I wanted to enjoy Logan. I tried really hard to like it. I just can’t. It was an interesting, but ultimately unsatisfying film that not only failed in most of its self-contained aims but also creates significant, unaddressed discontinuity with the previous films and, thus, creates an incredibly unsatisfactory ending for the franchise. As Mara Reinstein of Us Weekly noted, “Just because a comic book flick takes the dirt road less traveled doesn’t mean it’s a cinematic work of art.”
Spoilers ahead, but I am not going to create hidden text.
Logan was a unique treatment for a superhero movie with some wonderful acting, direction, editing, cinematography, fight choreography, and an attempt at a great score that was too on-the-nose to be truly great. However, I did not enjoy it. It lifted directly from classic Western film staples such as True Grit and the frequently referenced Shane without adding much in the way of its own voice beyond a disharmonious juxtaposition with a Marvel a la Netflix (i.e. gritty and hyper-violent) superhero. As Michael Phillips of the Chicago Tribune notes, “Logan is deadly serious, and while its gamer-style killing sprees are meant to be excitingly brutal, I found them numbing and, in the climax, borderline offensive.”
This video-game violence merged with a largely unexplained, unexplored, and plot-hole ridden post-Mutant world when combined with the core father-daughter relationship conjures images of James Mangold playing hours of The Last of Us. Sadly, where that game excels and this film fails is in creating believable character reactions and relationships in the face of continual threats to survival. Not only did this version of Logan seem to negate all of Logan/Wolverine’s character development in the previous films, but it also treated Laura like a convenient prop that could be molded into the shape of the story rather than an actual child with an independent personality or massive and consistent psychological issues. The treatment of Laura reminded me very much of Hit Girl in Kick-Ass, but with less development and even fewer references to the psychological toll of being trained and forced into becoming a child-soldier. To top this all off, Logan and Laura spend very little time communicating or even interacting beyond killing together, making the ending seem incredibly forced - it didn’t help that she is a native Spanish speaker but opts to call her father “Daddy” instead of “Papá.”
Beyond the relationships, the plot itself makes very little sense both within and without of the context of the previous movies. No one even attempts to explain what happened to the vast population of mutants (the Westchester incident is described and there were only seven deaths, so it clearly wasn’t just that) and it seems unlikely that no one caught on to the main villain’s plan given the large scale implementation, which would have taken place over decades and involved research, funding, testing, oversight, etc. Consider also that this is a world where telepaths exist and, if you think of previous movies, where mutants are involved in multiple industries and the government.

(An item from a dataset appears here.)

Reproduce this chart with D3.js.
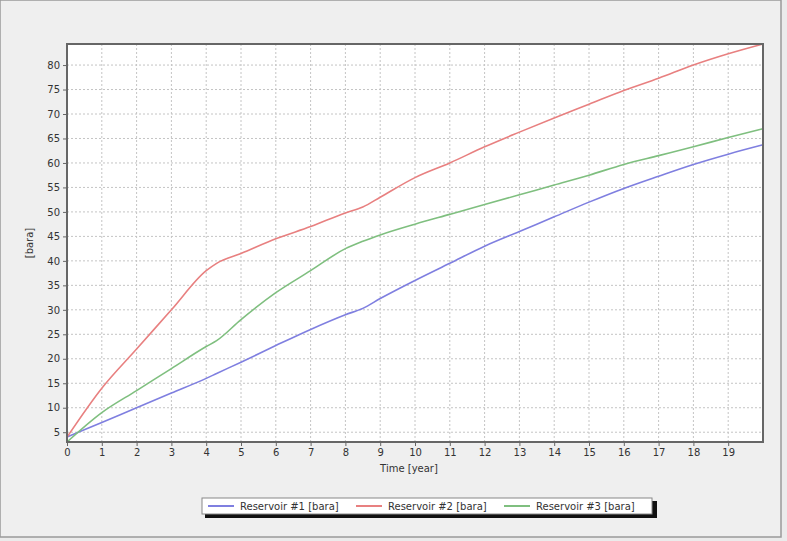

The villains themselves broke one out of the attempted gritty-Western semi-realism. Richard E. Grant’s underdeveloped sniveling, sneering Dr. Rice; the brainless, slick-haired X-24; model-come-‘actor’ Boyd Holbrook’s more design than character Pierce was little more than the prettiest (and therefore most capable?) thug; and the gang of largely inept yet stylized thugs brought some of the worst elements of comics/superhero movies to completely throw off the attempted tone and largely serve as a reason for watching a young girl commit violence so often that it numbs the audience as well as dilutes and confuses the repeatedly stated message of the film.
Beyond the three main characters, everyone else was disposable, including the Munsons who are brutally murdered as a device to prove how “bad” X-24 is, but who are never mourned on screen, let alone referenced or discussed throughout the remainder of the film. The one potential exception to the expend-ability of these non-central characters is Stephen Merchant’s Caliban. Caliban is possibly the most interesting, best developed, and even best acted character in the film (yes, he rivals Sir Patrick Stewart’s Charles Xavier in decline through the lens of Waiting for Godot). Merchant, who usually plays irredeemably unlikable characters, counter-intuitively brings the most realistic humanity this film offers while playing a mutant.
Sadly, this same complexity and nuance of writing was not afforded to most of the cast - including its title character who seems to go through the same development from self-interested, just getting by, damaged asshole turned father-figure, hero, and asshole-with-the-heart-of-gold that we saw in X-Men (2000), only this time Logan is even less redeemable, grayer, and dirtier. Logan stating that his nightmares consist of him “hurt[ing] people” would be more believable and sympathetic if we didn’t watch him show no concern for his fellow man throughout most of the film, such as not helping the nurse or leaving a child to die/be captured and tortured.
Edit: All this aside, the first scene with Charles is masterful, and it is f***ing awesome that the new superheros introduced in the film are a group of ethnically diverse, Hispanic, undocumented immigrant children.